August 5, 2022

Sciatica – A Common Complaint and Ways to Manage It

What is sciatica?

Sciatica is a condition caused by the inflammation, compression or pinching of the sciatic nerve, which results in radiating leg pain. Sciatica can be severe and even limit daily activities. The pain is often worsened when one twists, bends, or coughs. It has an annual incidence of 1-5%, and a lifetime incidence of 10-40%. Older age (45-65 years), strenuous physical activity or certain occupations where workers are required to drive, operate machines, or be in physically awkward positions for prolonged periods can increase the risk of sciatica.

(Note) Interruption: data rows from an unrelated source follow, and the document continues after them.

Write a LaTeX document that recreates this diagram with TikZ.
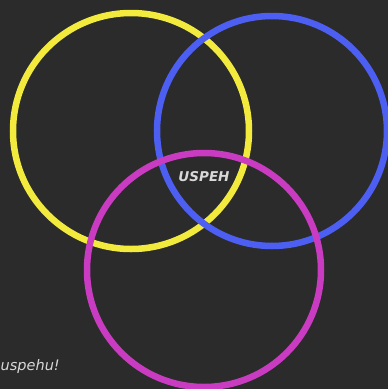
\documentclass[tikz,border=0pt]{standalone}
\usepackage{fontspec}
\setsansfont{DejaVu Sans}
\definecolor{bgdark}{HTML}{2B2B2B}
\definecolor{ringyellow}{HTML}{F2EA3C}
\definecolor{ringblue}{HTML}{4C5FF2}
\definecolor{ringpink}{HTML}{C93BC1}
\definecolor{labelgray}{HTML}{D8D8D8}
\tikzset{
  ring/.style={line width=6.5pt},
  lbl/.style={text=labelgray, font=\sffamily\itshape, inner sep=0pt}
}

\begin{document}
\begin{tikzpicture}[x=1pt, y=-1pt]
  % background, fixes the page size
  \fill[bgdark] (0, 0) rectangle (388, 389);
  \useasboundingbox (0, 0) rectangle (388, 389);
  % the three rings
  \draw[ring, ringyellow] (131, 131) circle (118);
  \draw[ring, ringblue] (272, 131) circle (115);
  \draw[ring, ringpink] (204, 270) circle (117);
  % labels
  \node[lbl, font=\sffamily\bfseries\itshape\fontsize{13.5}{16}\selectfont] (uspeh) at (204, 177) {USPEH};
  \node[lbl, anchor=west, font=\sffamily\itshape\fontsize{14.5}{17}\selectfont] (uspehu) at (0.5, 366) {uspehu!};
\end{tikzpicture}
\end{document}
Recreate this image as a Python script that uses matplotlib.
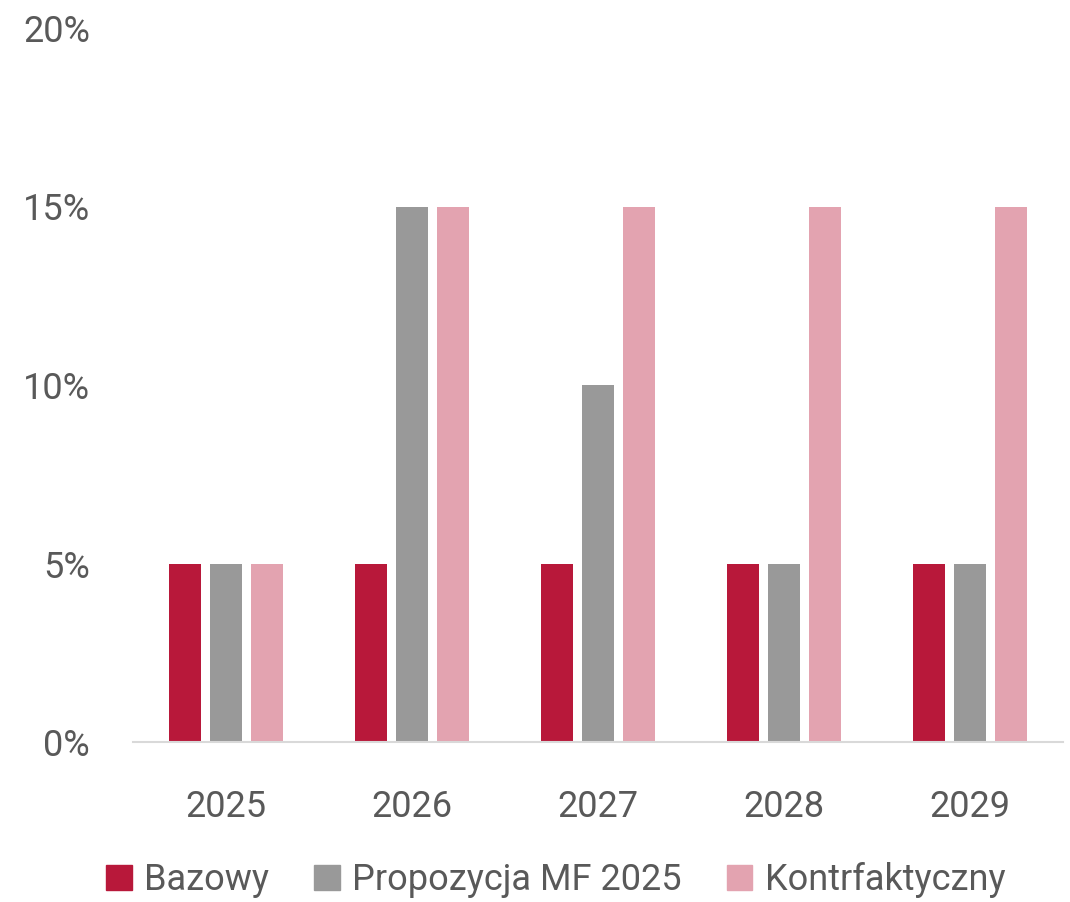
import matplotlib
matplotlib.use("Agg")
import matplotlib.pyplot as plt
import numpy as np
from matplotlib.patches import Patch

categories = ["2025", "2026", "2027", "2028", "2029"]
series_names = ["Bazowy", "Propozycja MF 2025", "Kontrfaktyczny"]
bazowy = [5, 5, 5, 5, 5]
propozycja = [5, 15, 10, 5, 5]
kontrfaktyczny = [5, 15, 15, 15, 15]
colors = ["#B8183A", "#999999", "#E3A3B0"]
yticks = [0, 5, 10, 15, 20]

plt.rcParams['font.family'] = ['Roboto', 'DejaVu Sans']
fig = plt.figure(figsize=(10.70, 9.02), dpi=100)
ax = fig.add_axes([133/1070, 1-742/902, (1063-133)/1070, (742-28)/902])

x = np.arange(len(categories))
w = 0.173
step = 0.221
for i, (vals, c) in enumerate(zip([bazowy, propozycja, kontrfaktyczny], colors)):
    ax.bar(x + (i-1)*step, vals, width=w, color=c, zorder=2)

ax.set_xlim(-0.5, len(categories)-0.5)
ax.set_ylim(0, 20)
ax.set_yticks(yticks)
ax.set_yticklabels([f"{t}%" for t in yticks])
ax.set_xticks(x)
ax.set_xticklabels(categories)
for s in ["top", "right", "left"]:
    ax.spines[s].set_visible(False)
ax.spines["bottom"].set_color("#D9D9D9")
ax.spines["bottom"].set_linewidth(1.5)
ax.tick_params(axis="both", length=0, labelsize=26, colors="#595959")
ax.tick_params(axis="y", pad=31)
ax.tick_params(axis="x", pad=34)

handles = [Patch(color=c) for c in colors]
leg = fig.legend(handles, series_names, loc="center", bbox_to_anchor=(556/1070, 1-880/902),
                 ncol=3, frameon=False, fontsize=26, handlelength=0.7, handleheight=0.7,
                 handletextpad=0.35, columnspacing=1.25)
for t in leg.get_texts():
    t.set_color("#595959")

fig.savefig("out.png", dpi=100)
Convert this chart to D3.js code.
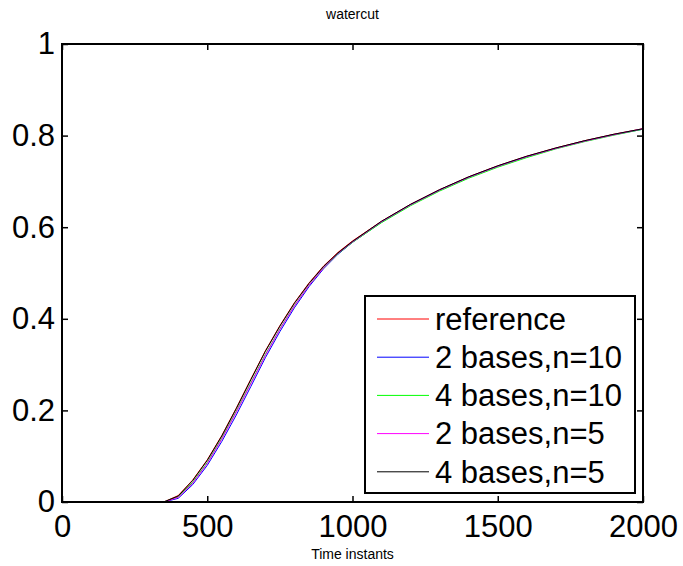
<!DOCTYPE html>
<meta charset="utf-8">
<script src="https://d3js.org/d3.v7.min.js"></script>
<style>
  body { margin: 0; background: #fff; }
  text { font-family: "Liberation Sans", Arial, sans-serif; fill: #000; }
</style>
<div id="my_dataviz"></div>
<script>

// time instants where the watercut was sampled
var time = [0, 350, 400, 450, 500, 550, 600, 650, 700, 750, 800, 850, 900, 950, 1000,
            1100, 1200, 1300, 1400, 1500, 1600, 1700, 1800, 1900, 2000]

// watercut curves
var reference = [0, 0, 0.014, 0.048, 0.092, 0.145, 0.205, 0.268, 0.330, 0.385, 0.435, 0.478, 0.515, 0.545, 0.570,
                 0.613, 0.650, 0.682, 0.710, 0.734, 0.755, 0.773, 0.789, 0.803, 0.815]
var bases2n10 = [0, 0, 0.008, 0.038, 0.080, 0.132, 0.190, 0.252, 0.315, 0.372, 0.424, 0.470, 0.509, 0.541, 0.567,
                 0.611, 0.649, 0.681, 0.709, 0.733, 0.754, 0.772, 0.788, 0.802, 0.814]
var bases4n10 = [0, 0, 0.011, 0.043, 0.086, 0.139, 0.198, 0.260, 0.322, 0.378, 0.429, 0.473, 0.511, 0.542, 0.567,
                 0.610, 0.647, 0.679, 0.707, 0.731, 0.752, 0.771, 0.787, 0.801, 0.814]
var bases2n5  = [0, 0, 0.010, 0.041, 0.084, 0.137, 0.196, 0.258, 0.320, 0.377, 0.428, 0.473, 0.511, 0.543, 0.568,
                 0.612, 0.649, 0.681, 0.709, 0.733, 0.754, 0.772, 0.788, 0.802, 0.815]
var bases4n5  = [0, 0, 0.013, 0.047, 0.091, 0.144, 0.204, 0.267, 0.329, 0.384, 0.434, 0.477, 0.514, 0.544, 0.569,
                 0.613, 0.650, 0.682, 0.710, 0.734, 0.755, 0.773, 0.789, 0.803, 0.815]

var seriesNames = ["reference", "2 bases,n=10", "4 bases,n=10", "2 bases,n=5", "4 bases,n=5"]
var seriesValues = [reference, bases2n10, bases4n10, bases2n5, bases4n5]
var seriesColors = ["#ff0000", "#0000ff", "#00ff00", "#ff00ff", "#000000"]

var xTicks = [0, 500, 1000, 1500, 2000]
var yTicks = [0, 0.2, 0.4, 0.6, 0.8, 1]

// dimensions of the page and the axes box
var width = 683,
    height = 566,
    margin = {top: 44, right: 40, bottom: 64, left: 62}

var svg = d3.select("#my_dataviz")
  .append("svg")
    .attr("width", width)
    .attr("height", height)

var x = d3.scaleLinear().domain([0, 2000]).range([margin.left, width - margin.right])
var y = d3.scaleLinear().domain([0, 1]).range([height - margin.bottom, margin.top])

// curves
var line = d3.line()
  .x(function(d) { return x(d[0]) })
  .y(function(d) { return y(d[1]) })

seriesValues.forEach(function(vals, i) {
  svg.append("path")
    .datum(time.map(function(t, j) { return [t, vals[j]] }))
    .attr("d", line)
    .attr("fill", "none")
    .attr("stroke", seriesColors[i])
    .attr("stroke-width", 1)
})

// axes, ticks pointing inward on all four sides
var tickLen = 6
var bottomAxis = d3.axisBottom(x).tickValues(xTicks).tickSize(-tickLen).tickPadding(13).tickFormat(d3.format("d"))
var topAxis = d3.axisTop(x).tickValues(xTicks).tickSize(-tickLen).tickFormat("")
var leftAxis = d3.axisLeft(y).tickValues(yTicks).tickSize(-tickLen).tickPadding(7).tickFormat(function(d) { return d3.format("")(d) })
var rightAxis = d3.axisRight(y).tickValues(yTicks).tickSize(-tickLen).tickFormat("")

function styleAxis(g) {
  g.select(".domain").remove()
  g.selectAll(".tick line").attr("stroke", "#000").attr("stroke-width", 1.5)
  g.selectAll(".tick text")
    .style("font-family", "'Liberation Sans', Arial, sans-serif")
    .style("font-size", "31px")
    .attr("fill", "#000")
}

svg.append("g").attr("transform", "translate(0," + y(0) + ")").call(bottomAxis).call(styleAxis)
svg.append("g").attr("transform", "translate(0," + y(1) + ")").call(topAxis).call(styleAxis)
svg.append("g").attr("transform", "translate(" + x(0) + ",0)").call(leftAxis).call(styleAxis)
svg.append("g").attr("transform", "translate(" + x(2000) + ",0)").call(rightAxis).call(styleAxis)

svg.append("rect")
  .attr("x", x(0)).attr("y", y(1))
  .attr("width", x(2000) - x(0)).attr("height", y(0) - y(1))
  .attr("fill", "none").attr("stroke", "#000").attr("stroke-width", 2)

// title and axis label
svg.append("text")
  .attr("x", (x(0) + x(2000)) / 2).attr("y", 19)
  .attr("text-anchor", "middle").style("font-size", "14px")
  .text("watercut")

svg.append("text")
  .attr("x", (x(0) + x(2000)) / 2).attr("y", 559)
  .attr("text-anchor", "middle").style("font-size", "14px")
  .text("Time instants")

// legend
var legend = svg.append("g").attr("transform", "translate(365,296)")
legend.append("rect")
  .attr("width", 270).attr("height", 197)
  .attr("fill", "#fff").attr("stroke", "#000").attr("stroke-width", 2)

var rows = legend.selectAll("g.row")
  .data(seriesNames)
  .enter()
  .append("g")
    .attr("class", "row")
    .attr("transform", function(d, i) { return "translate(0," + (23 + i * 38.2) + ")" })

rows.append("line")
  .attr("x1", 12).attr("x2", 64)
  .attr("stroke", function(d, i) { return seriesColors[i] })
  .attr("stroke-width", 1)

rows.append("text")
  .attr("x", 70).attr("dy", "0.35em")
  .style("font-size", "31px")
  .text(function(d) { return d })

</script>
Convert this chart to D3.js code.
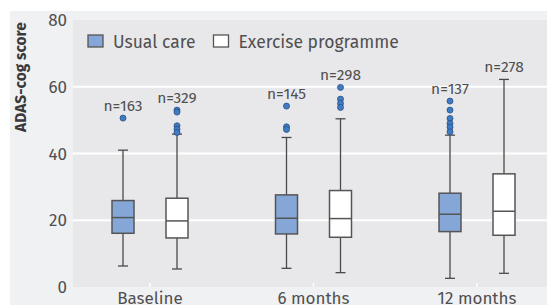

How do I know if I have sciatica?

Sciatica is mainly diagnosed based on the history of symptoms and findings upon physical examination. Some indicators for sciatica include:

  • Pain or a sharp burning sensation deep in the buttocks
  • Pain in one leg that is worse than lower back pain
  • Pain radiating below the knee to the foot or toe
  • Affected leg may “feel heavy”
  • A straight-leg raise results in more leg pain
A straight-leg raise test.

A straight-leg raise test is a physical examination that is performed by raising the leg and keeping it straight while laying down. The accompanying leg pain suggests that the disc in the lower back is herniated (bulging), which pinches or irritates the nearby sciatic nerve. Besides physical examination, diagnostic imaging may be used in patients with red flags such as severe or worsening symptoms, suspicion of underlying diseases (infections or cancer), or persistent pain despite conservative care.

How can I manage or treat sciatica?

Staying active helps to reduce leg pain.

Sciatica treatment and management focuses on controlling pain and managing function by staying as active as possible and avoiding prolonged bed rest. Some ways to manage and relieve the pain include:

  • Avoiding sitting or standing for too long (set an alarm every hour to take a short walk)
  • Maintaining a good posture
  • Light exercises such as walking or swimming for short distances (consider the severity of pain and ability of movement)
  • Gentle stretching of the back and legs
  • Use of hot or cold packs on the painful area to relieve pain and decrease inflammation
  • Short-term use of non-steroidal anti-inflammatory drugs (NSAIDs) to help manage the pain

Surgery should only be considered when the pain persists for more than 12 weeks and does not respond to treatment. If the pain continues to worsen and interferes with your work and daily life, please consult a medical professional for an in-depth checkup.

The Bottom Line

In this modern day and age, many of our jobs involve spending long hours of the day sitting at the desk or sitting in cars. This sedentary lifestyle puts many people at risk of sciatica, and some may already be struggling with it. As such, making appropriate lifestyle changes is important to help prevent sciatica from occurring and recurring. Let's get moving!